Extracting Flaxseed Goop to Use as an Egg Replacer
Posted: Sunday, June 28th, 2009 – 8:34 pm
Ground flax seeds are often prescribed in recipes as a way to replace eggs because of the binding properties they have. Yet in that form, they aren't suitable for many recipes because of the nutty flavor and gritty texture and color. A couple of years ago, I found that soaking flax seeds in water for several hours allows the goop or mucilage to seep out. The goop can be strained away from the seeds and used as an egg replacer. The technique follows below:
- Add 5 tablespoons whole flax seeds to 2 cups warm water
- Cover with plastic wrap and set in the refrigerator for 6-8 hours
- Remove wrap and stir with a spoon to distribute. Strain mixture through a strainer separating the goop from the seeds.

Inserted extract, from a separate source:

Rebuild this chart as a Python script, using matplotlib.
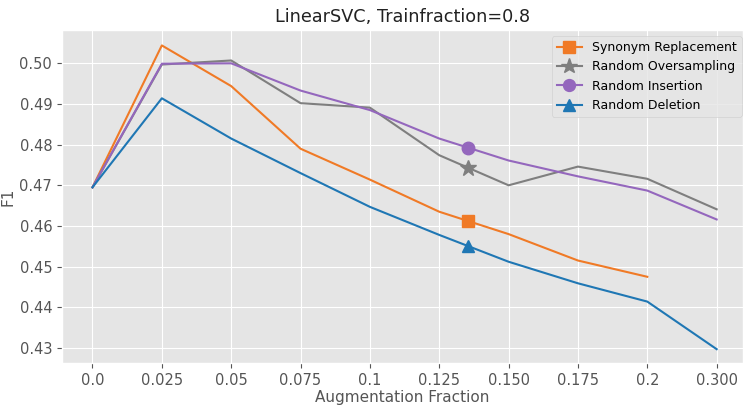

This process may a take a bit, and you may need to remove already-strained seeds from the strainer to allow for the rest to be separated.

- Use approximately 2 tablespoons of goop for each egg you need to replace.
Like most egg replacers, this one cannot be used to make omelets or be used in any recipe requiring them to be whipped with air to produce a solid structure like a meringue. Also, even though flax seeds are rich in Omega-3 fatty acids, I imagine much of the benefit is negated if you bake with this goop, since they break down in heat.